Zumrotin khawatir perempuan di pentas politik hanya dijadikan pelengkap, bukan dilibatkan secara substantif.
"Paling tidak sekarang ini, parpol yang mendaftar di KPU, ada yang masih belum 30 persen (keterwakilan perempuan). Itu menandakan kita mundur sekali," tutur Zumrotin.
Baca juga:
Keluarga Korban Pelanggaran HAM Tantang Capres-Cawapres Teken Kontrak Politik 100 Hari
Perjuangan Panjang Jumiyem demi Pengesahan RUU PRT
Pada kesempatan yang sama, Anis Hidayah, Komisioner Komnas Perempuan, menyoroti nasib para perempuan korban pelanggaran HAM berat masa lalu. Minimnya data riil yang dimiliki negara menunjukkan bahwa isu gender dalam kasus HAM berat masa lalu, kurang mendapat perhatian.
"Mereka sekian puluh tahun menderita, trauma, tidak ada perhatian dari negara. Hak-hak dasarnya juga tidak terpenuhi, bahkan banyak yang sudah meninggal," tutur Anis.
Anis juga menegaskan bahwa tuntutan penyelesaian kasus HAM masa lalu bukanlah isu politik lima tahunan. Sebab, para korban setiap hari menuntut haknya atas kebenaran dan keadilan.
"Bagaimana proses yudisial juga didorong. Meskipun mulai ada pengakuan, tapi itu saja tidak cukup dan mulai ada rencana pemulihan tetapi sampai hari ini belum menunjukkan bagaimana mekanisme yang jelas," Anis menekankan.
Bertolak dari berbagai catatan kegentingan itu, Koalisi menyampaikan deklarasi bertajuk "Perempuan Tidak Boleh Ditinggalkan, Suara Perempuan Menentukan". Deklarasi berisi tujuh tuntutan:
1. Penegakan demokrasi dan supremasi hukum. Pemilu baik legislatif maupun pilpres harus dilaksanakan secara langsung, umum, bebas, rahasia, jujur, dan adil. Penyelenggara pemilu harus kompeten, berintegritas, dan melindungi hak perempuan. Netralitas TNI-Polri dan ASN dalam Pemilu harus ditegakkan.
2. Pemenuhan hak sipil dan politik perempuan, serta representasi perempuan di parlemen. Pemenuhan HAM juga harus menjadi agenda prioritas.
3. Capres-cawapres harus menghapus praktik pemiskinan perempuan serta memastikan pemenuhan hak ekonomi dan sosial budaya; mendukung pelaku UMKM, melindungi pekerja informal, termasuk pekerja rumahan; memastikan adanya UU perlindungan pekerja rumah tangga, pekerja migran, pekerja perawatan, dan pengasuhan tak berbayar serta memberikan perlindungan sosial yang komprehensif.

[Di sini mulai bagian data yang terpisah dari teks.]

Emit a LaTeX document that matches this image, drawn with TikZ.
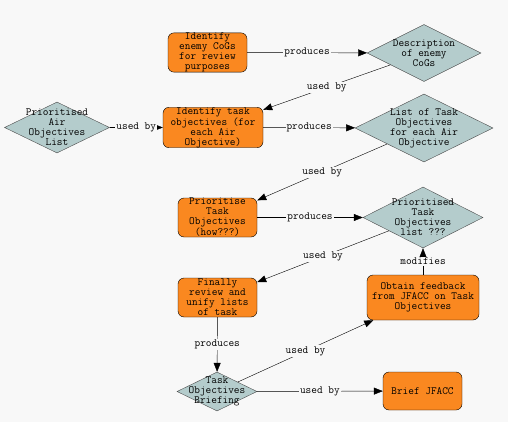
\documentclass[tikz,border=0pt]{standalone}
\usetikzlibrary{shapes.geometric,arrows.meta}
\definecolor{bggray}{RGB}{248,248,248}
\definecolor{taskorange}{RGB}{250,136,32}
\definecolor{datateal}{RGB}{180,204,204}
\begin{document}
\begin{tikzpicture}[x=1pt, y=-1pt,
	every node/.style={font=\ttfamily\fontsize{11}{10}\selectfont},
	task/.style={rectangle, rounded corners=6pt, draw=black, fill=taskorange, align=center, inner sep=0pt},
	datum/.style={diamond, draw=black!70, fill=datateal, inner sep=0pt},
	dtext/.style={align=center, inner sep=0pt},
	flow/.style={-{Triangle[length=9pt,width=7pt]}, black},
	elabel/.style={fill=bggray, inner sep=1pt}]
	%\draw[help lines, step=50] (0,0) grid (508,422);
	\fill[bggray] (0,0) rectangle (508,422);
	\useasboundingbox (0,0) rectangle (508,422);

	% Aufgaben (Rechtecke)
	\node [task, minimum width=79, minimum height=39] (cogs) at (207.5,52.5) {Identify\\enemy CoGs\\for review\\purposes};
	\node [task, minimum width=100, minimum height=39] (identify) at (213,127.5) {Identify task\\objectives (for\\each Air\\Objective)};
	\node [task, minimum width=79, minimum height=39] (prioritise) at (217.5,217.5) {Prioritise\\Task\\Objectives\\(how???)};
	\node [task, minimum width=79, minimum height=39] (unify) at (217.5,297.5) {Finally\\review and\\unify lists\\of task};
	\node [task, minimum width=112, minimum height=45] (feedback) at (423,297.5) {Obtain feedback\\from JFACC on Task\\Objectives};
	\node [task, minimum width=79, minimum height=38] (brief) at (422.5,391) {Brief JFACC};

	% Daten (Rauten)
	\node [datum, minimum width=114, minimum height=57] (desc) at (424,53) {};
	\node [dtext] at (desc) {Description\\of enemy\\CoGs};
	\node [datum, minimum width=105, minimum height=51] (airlist) at (57,127.5) {};
	\node [dtext] at (airlist) {Prioritised\\Air\\Objectives\\List};
	\node [datum, minimum width=138, minimum height=68] (tasklist) at (424,128) {};
	\node [dtext] at (tasklist) {List of Task\\Objectives\\for each Air\\Objective};
	\node [datum, minimum width=120, minimum height=61] (priolist) at (423,217.5) {};
	\node [dtext] at (priolist) {Prioritised\\Task\\Objectives\\list ???};
	\node [datum, minimum width=80, minimum height=39] (briefing) at (217,391.5) {};
	\node [dtext] at (briefing) {Task\\Objectives\\Briefing};

	% Verbindungen
	\draw [flow] (cogs) -- node [elabel] {produces} (desc);
	\draw [flow] (desc) -- node [elabel] {used by} (identify);
	\draw [flow] (airlist) -- node [elabel] {used by} (identify);
	\draw [flow] (identify) -- node [elabel] {produces} (tasklist);
	\draw [flow] (tasklist) -- node [elabel] {used by} (prioritise);
	\draw [flow] (prioritise) -- node [elabel] {produces} (priolist);
	\draw [flow] (priolist) -- node [elabel] {used by} (unify);
	\draw [flow] (feedback) -- node [elabel] {modifies} (priolist);
	\draw [flow] (unify) -- node [elabel] {produces} (briefing);
	\draw [flow] (briefing) -- node [elabel] {used by} (feedback);
	\draw [flow] (briefing) -- node [elabel] {used by} (brief);
\end{tikzpicture}
\end{document}
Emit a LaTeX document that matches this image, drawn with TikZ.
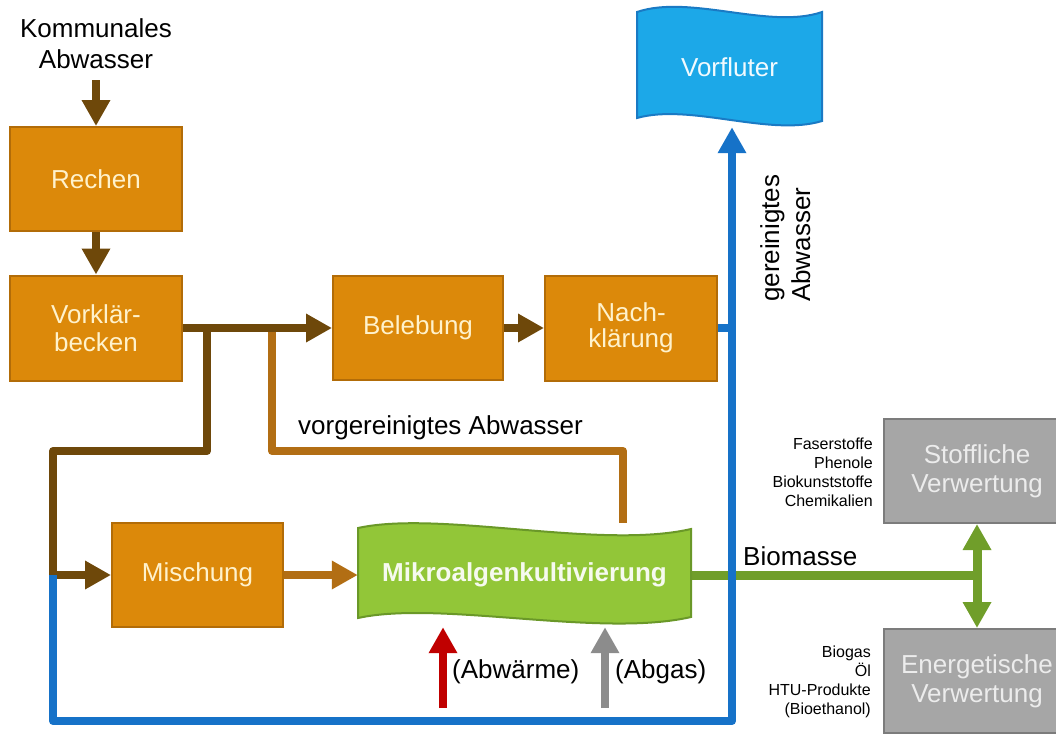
\documentclass[tikz,border=0pt]{standalone}
\usepackage{fontspec}
\setmainfont{Liberation Sans}
\usetikzlibrary{arrows.meta}
\pgfdeclarelayer{back}
\pgfsetlayers{back,main}

\definecolor{boxfill}{RGB}{220,137,10}
\definecolor{boxedge}{RGB}{178,108,8}
\definecolor{boxtext}{RGB}{255,242,204}
\definecolor{pipedark}{RGB}{110,72,10}
\definecolor{pipelight}{RGB}{178,110,20}
\definecolor{waterline}{RGB}{22,114,200}
\definecolor{riverfill}{RGB}{28,168,232}
\definecolor{riveredge}{RGB}{26,122,196}
\definecolor{algaefill}{RGB}{146,198,56}
\definecolor{algaeedge}{RGB}{106,152,40}
\definecolor{biopipe}{RGB}{112,158,42}
\definecolor{usefill}{RGB}{166,166,166}
\definecolor{useedge}{RGB}{124,124,124}
\definecolor{usetext}{RGB}{236,236,236}
\definecolor{heatred}{RGB}{192,0,0}
\definecolor{gasgrey}{RGB}{140,140,140}

\newcommand\bigtxt{\fontsize{26}{28}\selectfont}
\newcommand\smalltxt{\fontsize{16}{19}\selectfont}

\begin{document}
\begin{tikzpicture}[x=1pt,y=-1pt,
  box/.style={draw=boxedge, line width=2pt, fill=boxfill, text=boxtext,
    minimum width=172pt, minimum height=104pt, inner sep=0pt, align=center, font=\bigtxt},
  usebox/.style={draw=useedge, line width=2pt, fill=usefill, text=usetext,
    minimum width=186pt, minimum height=104pt, inner sep=0pt, align=center,
    font=\fontsize{26}{29}\selectfont},
  head/.style={-{Triangle[length=26pt,width=27pt]}},
  pipe/.style={line width=8pt, line join=round},
  darkflow/.style={pipe, draw=pipedark, head},
  lightflow/.style={pipe, draw=pipelight, head},
  water/.style={pipe, draw=waterline},
  bio/.style={pipe, line width=9pt, draw=biopipe},
  caption/.style={inner sep=0pt, font=\bigtxt},
  small/.style={inner sep=0pt, font=\smalltxt, align=right, anchor=north east}]

\useasboundingbox (0,0) rectangle (1056,734);

% process boxes
\node[caption, anchor=north, align=center, font=\fontsize{26}{31}\selectfont] (kom) at (96,18) {Kommunales\\Abwasser};
\node[box] (rechen) at (96,179) {Rechen};
\node[box, minimum height=105pt, font=\fontsize{26}{28}\selectfont] (vork) at (96,328) {Vorklär-\\becken};
\node[box, minimum width=170pt] (beleb) at (418,328) {Belebung};
\node[box, minimum height=105pt, font=\fontsize{26}{26}\selectfont] (nach) at (631,328) {Nach-\\klärung};
\node[box, minimum width=171pt] (misch) at (197.5,575) {Mischung};

% receiving water (wave shape)
\draw[riveredge, fill=riverfill, line width=2pt]
  (637,12) .. controls (690,-6) and (770,30) .. (822,12)
  -- (822,121) .. controls (770,137) and (690,103) .. (637,118) -- cycle;
\node[inner sep=0pt, minimum width=185pt, minimum height=120pt, text=white!94!riverfill,
  font=\bigtxt] (vorfl) at (729.5,67) {Vorfluter};

% algae cultivation (wave shape)
\draw[algaeedge, fill=algaefill, line width=2pt]
  (358,528) .. controls (440,510) and (600,550) .. (691,529)
  -- (691,617) .. controls (600,638) and (440,600) .. (358,618) -- cycle;
\node[inner sep=0pt, minimum width=333pt, minimum height=104pt, text=white!92!algaefill,
  font=\bigtxt\bfseries] (algen) at (524.5,575) {Mikroalgenkultivierung};

% utilisation boxes
\node[usebox] (stoff) at (977,471) {Stoffliche\\Verwertung};
\node[usebox] (energ) at (977,681) {Energetische\\Verwertung};

% labels
\node[caption, anchor=base west] (vorg) at (298,434) {vorgereinigtes Abwasser};
\node[caption, anchor=north west, rotate=90, align=left, font=\fontsize{26}{31}\selectfont]
  (gerein) at (760,302) {gereinigtes\\Abwasser};
\node[caption, anchor=base west] (biom) at (743,565) {Biomasse};
\node[caption, anchor=base west] (waerme) at (452,678) {(Abwärme)};
\node[caption, anchor=base west] (abgas) at (615,678) {(Abgas)};
\node[small] (stofflist) at (873,438) {Faserstoffe\\Phenole\\Biokunststoffe\\Chemikalien};
\node[small] (energlist) at (871,646) {Biogas\\Öl\\HTU-Produkte\\(Bioethanol)};

% junctions and bends
\coordinate (j1) at (207,328);
\coordinate (j2) at (272,328);
\coordinate (c1) at (53,451);
\coordinate (c2) at (53,575);
\coordinate (c3) at (623,451);
\coordinate (b1) at (53,721);
\coordinate (b2) at (732,721);
\coordinate (g1) at (977,575);
\coordinate (r0) at (443,708);
\coordinate (s0) at (605,708);

\begin{pgfonlayer}{back}
  \draw[darkflow, shorten <=12pt] (kom.south) -- (rechen.north);
  \draw[darkflow] (rechen) -- (vork);
  \draw[pipe, draw=pipelight] (j2) |- (c3) -- (c3 |- algen.north);
  \draw[darkflow] (j1) |- (c1) |- (misch.west);
  \draw[darkflow] (vork.east) -- (beleb.west);
  \draw[darkflow] (beleb) -- (nach);
  \draw[lightflow] (misch) -- (algen);
  \draw[bio] (algen.east) -- (g1);
  \draw[bio, {Triangle[length=26pt,width=27pt]}-{Triangle[length=26pt,width=27pt]}]
    (stoff.south) -- (energ.north);
  \draw[water] (nach.east) -- (nach.east -| b2);
  \draw[water, head] (c2) -- (b1) -- (b2) -- (b2 |- vorfl.south);
  \draw[pipe, draw=heatred, head] (r0) -- (r0 |- algen.south);
  \draw[pipe, draw=gasgrey, head] (s0) -- (s0 |- algen.south);
\end{pgfonlayer}
\end{tikzpicture}
\end{document}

4. Capres-cawapres menindaklanjuti UU TPKS, pembuatan peraturan turunan serta memperkuat layanan kesehatan seksual dan reproduksi bagi semua perempuan dan semua perempuan korban kekerasan seksual.
5. Capres-cawapres berjanji menerbitkan kebijakan tentang keadilan iklim, penghapusan praktik pengelolaan lingkungan yang eksploitatif, serta menyusun rencana aksi nasional perubahan iklim yang responsif gender, inklusi disabilitas, dan inklusi sosial.
6. Menghapus semua bentuk praktik diskriminasi terhadap perempuan dan anak perempuan, perempuan lanjut usia, kepala keluarga, dan perempuan marjinal lainnya.
7. Penuntasan 12 kasus HAM berat masa lalu yang telah diakui negara, termasuk kekerasan seksual pada perempuan dalam peristiwa kerusuhan Mei 1998.
Deklarasi Koalisi Penyelamat Demokrasi dan HAM digelar bertepatan dengan 95 tahun Gerakan Perempuan Indonesia yang lahir pada Kongres Perempuan pertama di Yogyakarta, 22 Desember 1928.